Spaghetti alla Chitarra
The pasta: These square-shape noodles, which texturally sit somewhere between spaghetti and bucatini, have “a nice al dente chew,” according to Sarah Grueneberg, chef at Monteverde in Chicago. “Meat sauces cling really well” to the porous, rough surface, she says, earning it a place in her pantry and an occasional feature on the Monteverde menu. The recipe: Grueneberg turns to spaghetti alla chitarra when making a tomato-based ragu at home. “I’ll cook the spaghetti alla chitarra in a separate salted pot, add it to the ragu pot with a touch of unsalted butter, and combine,” she says. “Top it all with ricotta or burrata if you’re looking for some creaminess.” The pro tip: When making a ragu, Grueneberg says it’s important to layer the flavors. “Don’t overcrowd the pan,” she says. “If you need to cook the meat or veg in batches, do it, as the caramelization in the pan is the most important thing.”

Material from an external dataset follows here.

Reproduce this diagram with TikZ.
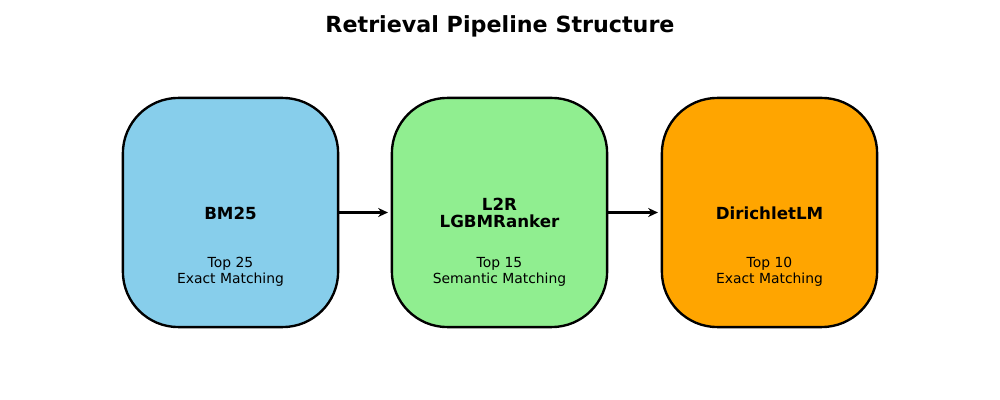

The pasta: Austin Baker, head chef at Saraghina in Brooklyn, turns to this ribbed, tubular pasta because it allows sauce and cheese to cling better than smoother shapes. He also loves that this brand uses domestic wheat and is locally made in New York. The recipe: Rigatoni is commonly featured during the Sunday meal in Sicily, and it’s a perfect match for most sauces. At Saraghina, Baker loves to serve rigatoni alla Norma: tomato sauce with eggplant, oregano, chile, breadcrumbs on top, and shaved ricotta salata. The pro tip: When making a tomato- or meat-based sauce—anything that’s been cooking for a few hours—Baker recommends boiling dried pasta a few minutes less than the instructions and finishing it off in the sauce with a little extra pasta water. For cream-based dishes: “Cook your pasta all the way in the pot before combining with the sauce,” he says.
The pasta: Michael Serano, executive chef at Rucola in Brooklyn, loves that this eponymous pasta shape has a “rougher texture” and a natural pocket, meaning “the sauce will have no problem sticking to the outside of the shell and it will also get caught inside,” he explains. He also likes that the brand mills its own flour. The recipe: Serano prefers a cream-based puree—garlic, onion, and fresh corn cooked in olive oil and cream—served with sautéed shrimp. “The noodles will catch and hold the sauce perfectly,” he says. For a real treat? Cut your shrimp into smaller pieces to find “some surprises inside the shells.” The pro tip: Make sure you have enough water for the amount of pasta you’re boiling—“at least one gallon of salted water per pound of pasta,” says Serano. He also recommends reserving some pasta water so you can adjust the sauce’s thickness after it’s combined with the cooked shells.